Cold Spring Harbor, NY -- The enzyme telomerase has received a great deal of attention since 1998 when researchers showed that expressing this enzyme in human tissue culture cells significantly extended the life-span of the cells. Telomerase expression was immediately recognized as a useful strategy for growing the large number of cells required for cell-based therapeutic procedures. Now, however, scientists report that using telomerase to extend the life-span of human tissue culture cells is associated with activation of the c-myc oncogene and thus may present some level of cancer risk if the cells are intended for therapeutic use in humans.
David Beach, of the Wolfson Institute for Biomedical Research (University College London) and his colleagues reported these findings in the June 15 issue of Nature. Joining Beach in the study were Jing Wang of Genetica, Inc. (Cambridge, Massachusetts) and Gregory Hannon of Cold Spring Harbor Laboratory.
The ends of chromosomes, called telomeres, consist of specialized repeated sequences of DNA (TTAGGG in humans) that serve to maintain the integrity of the chromosome. In the absence of telomerase, telomeres shorten with each cell division. Eventually, cells stop dividing when they sense that their telomeres are too short to maintain chromosomal integrity. In contrast, telomerase maintains telomere length by adding nucleotides one at a time to existing chromosomal ends in a regulated fashion.
Experiments in other laboratories had indicated that the use of telomerase expression to extend the life-span of cultured cells did not appear to transform these cells into a hyperproliferative, cancerous state. Now, Beach and his colleagues have shown that at least one hallmark of cancer cells is observed in such cells, namely, activation of the c-myc oncogene.
Frequently, cells grown in culture--such as the human mammary epithelial cells (HMEC) used in this study--undergo 50 to 60 population doublings before they stop growing or "senesce." To determine whether permanent telomerase expression was necessary to enable HMEC cells to continue growing beyond their usual senescence point, Beach and his colleagues employed a retrovirus that carried a gene encoding human telomerase. After 40 doublings, HMEC cells were infected with the retrovirus, and the resulting telomerase expression enabled the cells to divide beyond their usual senescence point. Then the scientists used a genetic trick to eliminate the retroviral copy of the telomerase gene, thus preventing any further telomerase gene expression. Or so they thought.
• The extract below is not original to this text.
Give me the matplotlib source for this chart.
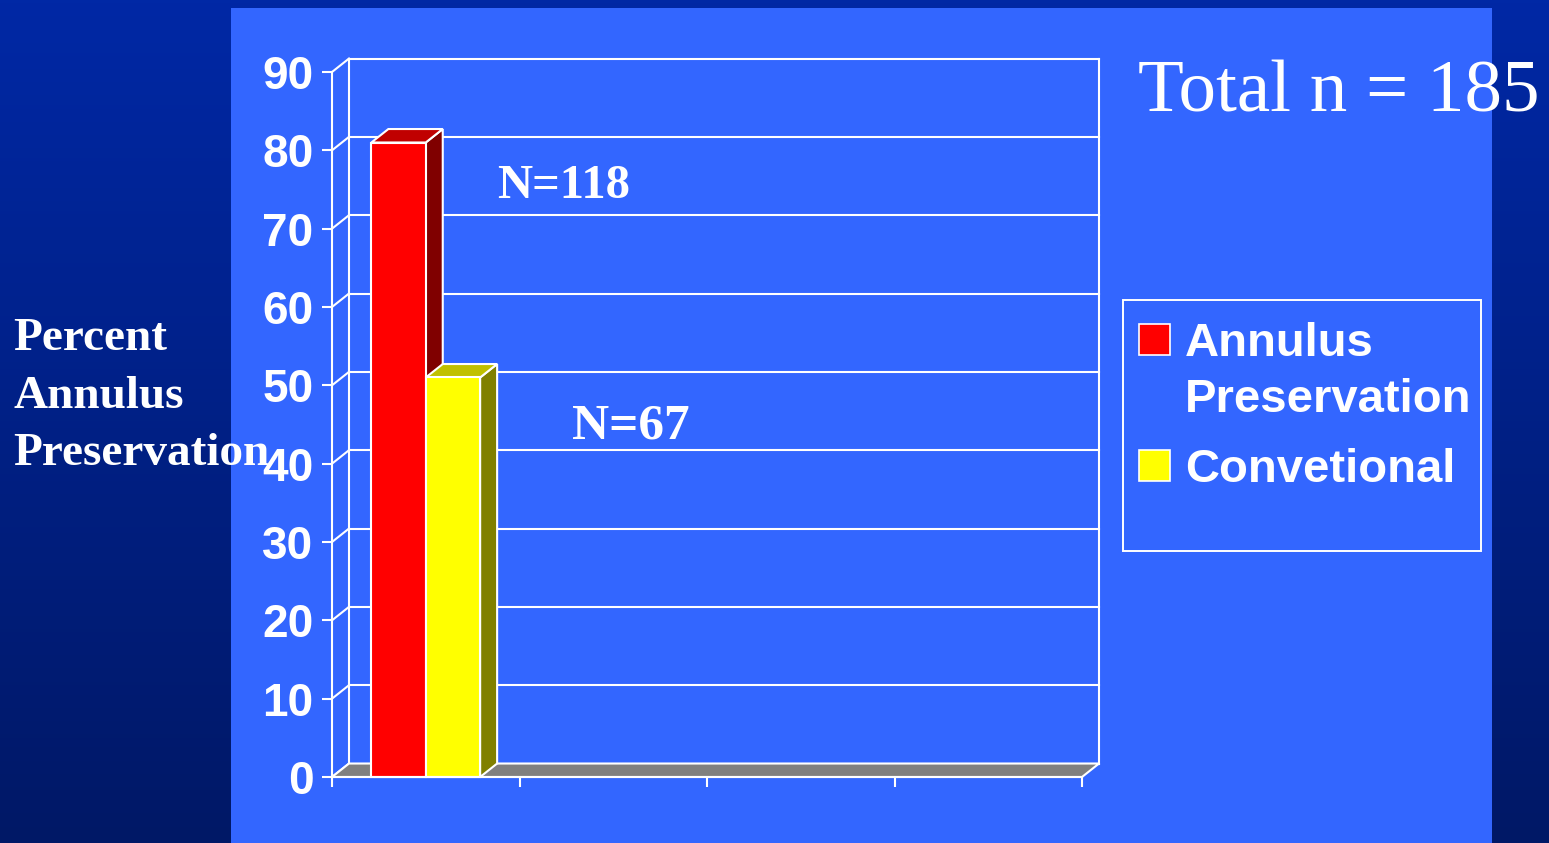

To their surprise, telomerase activity remained high in the cells for at least 20 population doublings after the retrovirus-borne telomerase gene was eliminated. This meant that expression of the cells' own telomerase genes had been unexpectedly switched on.
Beach, Wang, and Hannon (and their associates) had previously shown that the potent transcription factor encoded by the c-myc oncogene stimulates telomerase gene expression. Thus, they reasoned that the elevated telomerase expression they observed in the recent study might be a consequence of c-myc oncogene activation.
Consistent with this idea, the researchers observed that the expression level of c-myc was two- to three-fold higher in cells that had been immortalized (enabled to grow beyond their usual senescence point) by introduction of the retrovirus-borne telomerase gene. This degree of c-myc overexpression was similar to that in a breast cancer cell line the researchers included as a control. Although the immortalized HMEC cells were not fully transformed into a cancerous state, elevated c-myc expression is a major step in the multistep process leading to the malignant transformation of cells.
Altered expression of the c-myc oncogene is observed in approximately 70,000 fatal cancers per year in the United States. Therefore, the new study indicates that the use of telomerase expression to extend the life-span of cultured cells for therapeutic purposes must be approached with caution.